→ **Given request**: Omit any picture, and return the remaining data exactly as written.

╭──

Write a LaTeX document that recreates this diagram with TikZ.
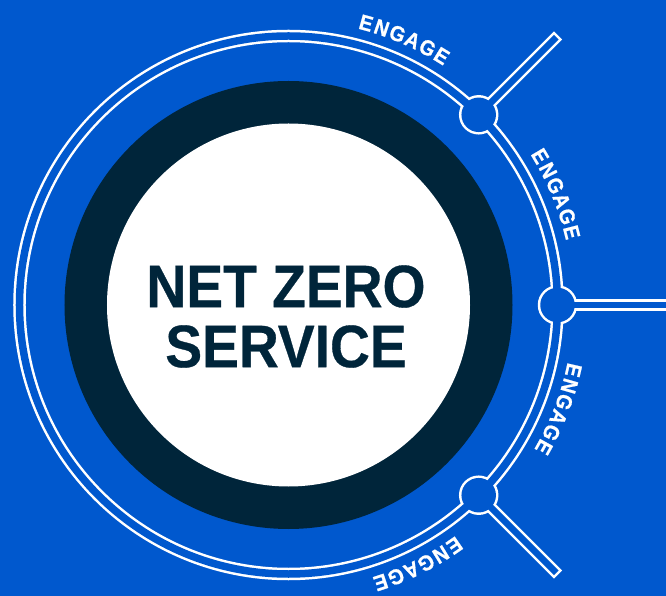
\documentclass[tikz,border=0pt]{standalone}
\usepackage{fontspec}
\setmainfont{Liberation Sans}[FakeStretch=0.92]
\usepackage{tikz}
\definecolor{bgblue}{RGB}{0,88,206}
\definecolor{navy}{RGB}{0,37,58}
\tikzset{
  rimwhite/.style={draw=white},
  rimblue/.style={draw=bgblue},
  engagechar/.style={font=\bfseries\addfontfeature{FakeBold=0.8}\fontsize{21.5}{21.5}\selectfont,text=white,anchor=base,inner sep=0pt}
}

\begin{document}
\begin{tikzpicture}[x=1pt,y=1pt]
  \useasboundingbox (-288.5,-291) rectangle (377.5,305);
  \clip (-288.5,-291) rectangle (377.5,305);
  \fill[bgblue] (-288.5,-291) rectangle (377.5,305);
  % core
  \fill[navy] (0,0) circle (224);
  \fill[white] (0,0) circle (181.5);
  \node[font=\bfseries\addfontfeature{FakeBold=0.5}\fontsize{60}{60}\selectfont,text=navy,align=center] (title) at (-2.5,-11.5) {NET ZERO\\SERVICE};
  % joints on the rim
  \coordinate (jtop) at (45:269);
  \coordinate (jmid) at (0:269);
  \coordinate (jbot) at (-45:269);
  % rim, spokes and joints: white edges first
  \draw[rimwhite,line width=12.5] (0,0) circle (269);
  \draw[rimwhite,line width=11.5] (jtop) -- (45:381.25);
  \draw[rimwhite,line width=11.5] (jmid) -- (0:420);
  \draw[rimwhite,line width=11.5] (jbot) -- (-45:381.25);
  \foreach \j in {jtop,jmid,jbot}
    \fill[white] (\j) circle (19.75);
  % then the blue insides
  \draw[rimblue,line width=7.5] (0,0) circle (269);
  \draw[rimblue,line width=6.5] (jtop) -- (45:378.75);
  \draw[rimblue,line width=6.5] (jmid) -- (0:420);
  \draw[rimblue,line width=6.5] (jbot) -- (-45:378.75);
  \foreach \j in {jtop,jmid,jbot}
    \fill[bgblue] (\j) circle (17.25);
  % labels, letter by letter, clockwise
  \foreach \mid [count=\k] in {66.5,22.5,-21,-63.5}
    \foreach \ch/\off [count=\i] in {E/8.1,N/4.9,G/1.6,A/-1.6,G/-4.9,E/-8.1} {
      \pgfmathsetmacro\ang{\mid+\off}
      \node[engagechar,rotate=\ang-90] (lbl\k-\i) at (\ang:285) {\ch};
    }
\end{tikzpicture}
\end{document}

╰──

→ **Written response**:
Write a LaTeX document that recreates this diagram with TikZ.
\documentclass[tikz,border=0pt]{standalone}
\usepackage{fontspec}
\setmainfont{Liberation Sans}[FakeStretch=0.92]
\usepackage{tikz}
\definecolor{bgblue}{RGB}{0,88,206}
\definecolor{navy}{RGB}{0,37,58}
\tikzset{
  rimwhite/.style={draw=white},
  rimblue/.style={draw=bgblue},
  engagechar/.style={font=\bfseries\addfontfeature{FakeBold=0.8}\fontsize{21.5}{21.5}\selectfont,text=white,anchor=base,inner sep=0pt}
}

\begin{document}
\begin{tikzpicture}[x=1pt,y=1pt]
  \useasboundingbox (-288.5,-291) rectangle (377.5,305);
  \clip (-288.5,-291) rectangle (377.5,305);
  \fill[bgblue] (-288.5,-291) rectangle (377.5,305);
  % core
  \fill[navy] (0,0) circle (224);
  \fill[white] (0,0) circle (181.5);
  \node[font=\bfseries\addfontfeature{FakeBold=0.5}\fontsize{60}{60}\selectfont,text=navy,align=center] (title) at (-2.5,-11.5) {NET ZERO\\SERVICE};
  % joints on the rim
  \coordinate (jtop) at (45:269);
  \coordinate (jmid) at (0:269);
  \coordinate (jbot) at (-45:269);
  % rim, spokes and joints: white edges first
  \draw[rimwhite,line width=12.5] (0,0) circle (269);
  \draw[rimwhite,line width=11.5] (jtop) -- (45:381.25);
  \draw[rimwhite,line width=11.5] (jmid) -- (0:420);
  \draw[rimwhite,line width=11.5] (jbot) -- (-45:381.25);
  \foreach \j in {jtop,jmid,jbot}
    \fill[white] (\j) circle (19.75);
  % then the blue insides
  \draw[rimblue,line width=7.5] (0,0) circle (269);
  \draw[rimblue,line width=6.5] (jtop) -- (45:378.75);
  \draw[rimblue,line width=6.5] (jmid) -- (0:420);
  \draw[rimblue,line width=6.5] (jbot) -- (-45:378.75);
  \foreach \j in {jtop,jmid,jbot}
    \fill[bgblue] (\j) circle (17.25);
  % labels, letter by letter, clockwise
  \foreach \mid [count=\k] in {66.5,22.5,-21,-63.5}
    \foreach \ch/\off [count=\i] in {E/8.1,N/4.9,G/1.6,A/-1.6,G/-4.9,E/-8.1} {
      \pgfmathsetmacro\ang{\mid+\off}
      \node[engagechar,rotate=\ang-90] (lbl\k-\i) at (\ang:285) {\ch};
    }
\end{tikzpicture}
\end{document}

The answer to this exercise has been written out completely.